**Dataset section**
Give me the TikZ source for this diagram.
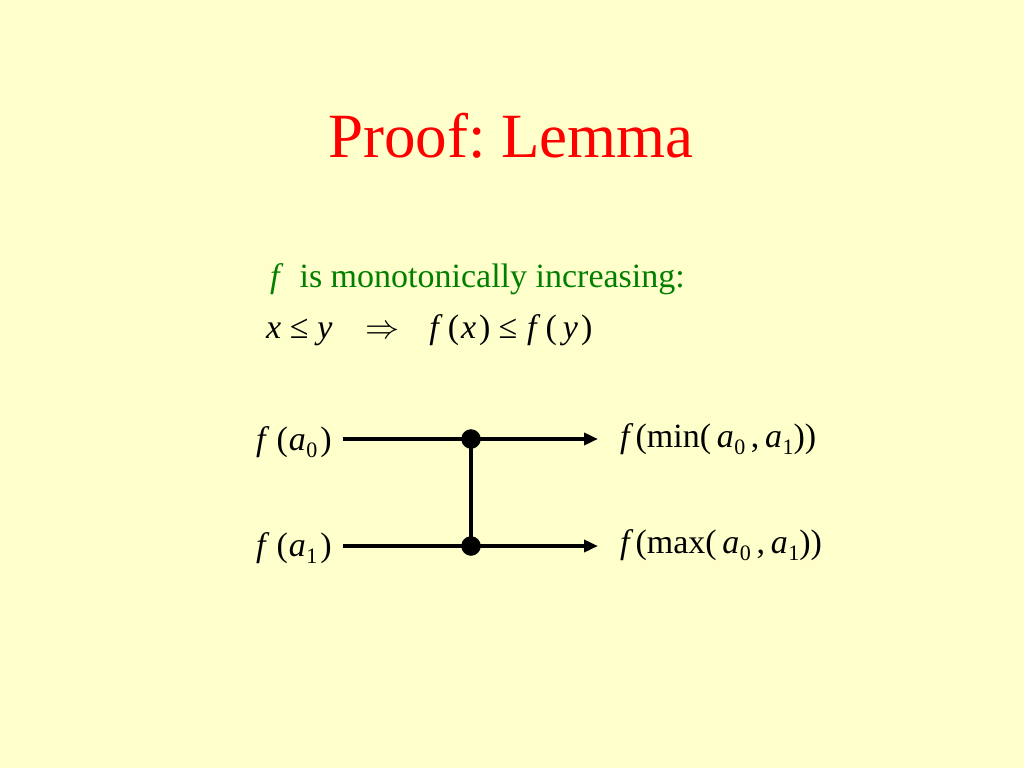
\RequirePackage{fix-cm}
\documentclass[tikz,border=0pt]{standalone}
\usepackage{fontspec}
\setmainfont{Liberation Serif}
\usepackage{tikz}
\usetikzlibrary{arrows.meta}
\definecolor{slidebg}{HTML}{FFFFCC}
\definecolor{slidegreen}{HTML}{007F00}
\tikzset{
    wire/.style={line width=4pt},
    ->-/.style={wire,-{Triangle[length=14pt,width=12pt]}}
}
\newcommand{\lsub}[1]{\kern0.5pt\raisebox{-0.22em}{\fontsize{22}{24}\selectfont #1}}
\newcommand{\vf}{\textit{f}\kern2pt}
\frenchspacing

\begin{document}
\begin{tikzpicture}[x=1pt,y=-1pt,font=\fontsize{34}{40}\selectfont]
\fill[slidebg] (0,0) rectangle (1024,768);
\useasboundingbox (0,0) rectangle (1024,768);
\node (title) at (511,157)[anchor=base, text=red, font=\fontsize{63}{70}\selectfont] {Proof: Lemma};
\node (mono) at (270,287)[anchor=base west, inner sep=0pt, text=slidegreen] {\textit{f}\hspace{16pt}is monotonically increasing:};
\node (rule) at (266,338)[anchor=base west, inner sep=0pt] {\textit{x}\hspace{8.7pt}≤\hspace{8.7pt}\textit{y}\hspace{33pt}$\Rightarrow$\hspace{30pt}\textit{f}\kern5pt(\kern2pt\textit{x}\kern3pt)\kern8pt≤\kern10pt\textit{f}\kern5pt(\kern6pt\textit{y}\kern3pt)};
% wires of the comparator
\foreach \y/\p/\base/\inlabel/\outlabel in {439/0/450/{\textit{f}\kern7pt(\kern1pt\textit{a}\lsub{0}\kern3pt)}/{\vf(min(\,\textit{a}\lsub{0}\,,\,\textit{a}\lsub{1}))}, 546/1/556/{\textit{f}\kern7pt(\kern1pt\textit{a}\lsub{1}\kern3pt)}/{\vf(max(\,\textit{a}\lsub{0}\,,\,\textit{a}\lsub{1}))}}{
    \coordinate (in\p) at (343,\y);
    \coordinate (c\p) at (471,\y);
    \coordinate (out\p) at (598,\y);
    \node (lin\p) at (256,\base)[anchor=base west, inner sep=0pt] {\inlabel};
    \node (lout\p) at (620,\base-3)[anchor=base west, inner sep=0pt] {\outlabel};
    \draw[wire] (in\p) -- (c\p);
    \draw[->-] (c\p) -- (out\p);
}
\draw[wire] (c0) -- (c1);
\foreach \p in {0,1}{
    \draw[fill] (c\p) circle (9.5);
}
\end{tikzpicture}
\end{document}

**What to produce**
Repeat the listing in full and exactly. Leave any pictures out.

**Result of the task**
Give me the TikZ source for this diagram.
\RequirePackage{fix-cm}
\documentclass[tikz,border=0pt]{standalone}
\usepackage{fontspec}
\setmainfont{Liberation Serif}
\usepackage{tikz}
\usetikzlibrary{arrows.meta}
\definecolor{slidebg}{HTML}{FFFFCC}
\definecolor{slidegreen}{HTML}{007F00}
\tikzset{
    wire/.style={line width=4pt},
    ->-/.style={wire,-{Triangle[length=14pt,width=12pt]}}
}
\newcommand{\lsub}[1]{\kern0.5pt\raisebox{-0.22em}{\fontsize{22}{24}\selectfont #1}}
\newcommand{\vf}{\textit{f}\kern2pt}
\frenchspacing

\begin{document}
\begin{tikzpicture}[x=1pt,y=-1pt,font=\fontsize{34}{40}\selectfont]
\fill[slidebg] (0,0) rectangle (1024,768);
\useasboundingbox (0,0) rectangle (1024,768);
\node (title) at (511,157)[anchor=base, text=red, font=\fontsize{63}{70}\selectfont] {Proof: Lemma};
\node (mono) at (270,287)[anchor=base west, inner sep=0pt, text=slidegreen] {\textit{f}\hspace{16pt}is monotonically increasing:};
\node (rule) at (266,338)[anchor=base west, inner sep=0pt] {\textit{x}\hspace{8.7pt}≤\hspace{8.7pt}\textit{y}\hspace{33pt}$\Rightarrow$\hspace{30pt}\textit{f}\kern5pt(\kern2pt\textit{x}\kern3pt)\kern8pt≤\kern10pt\textit{f}\kern5pt(\kern6pt\textit{y}\kern3pt)};
% wires of the comparator
\foreach \y/\p/\base/\inlabel/\outlabel in {439/0/450/{\textit{f}\kern7pt(\kern1pt\textit{a}\lsub{0}\kern3pt)}/{\vf(min(\,\textit{a}\lsub{0}\,,\,\textit{a}\lsub{1}))}, 546/1/556/{\textit{f}\kern7pt(\kern1pt\textit{a}\lsub{1}\kern3pt)}/{\vf(max(\,\textit{a}\lsub{0}\,,\,\textit{a}\lsub{1}))}}{
    \coordinate (in\p) at (343,\y);
    \coordinate (c\p) at (471,\y);
    \coordinate (out\p) at (598,\y);
    \node (lin\p) at (256,\base)[anchor=base west, inner sep=0pt] {\inlabel};
    \node (lout\p) at (620,\base-3)[anchor=base west, inner sep=0pt] {\outlabel};
    \draw[wire] (in\p) -- (c\p);
    \draw[->-] (c\p) -- (out\p);
}
\draw[wire] (c0) -- (c1);
\foreach \p in {0,1}{
    \draw[fill] (c\p) circle (9.5);
}
\end{tikzpicture}
\end{document}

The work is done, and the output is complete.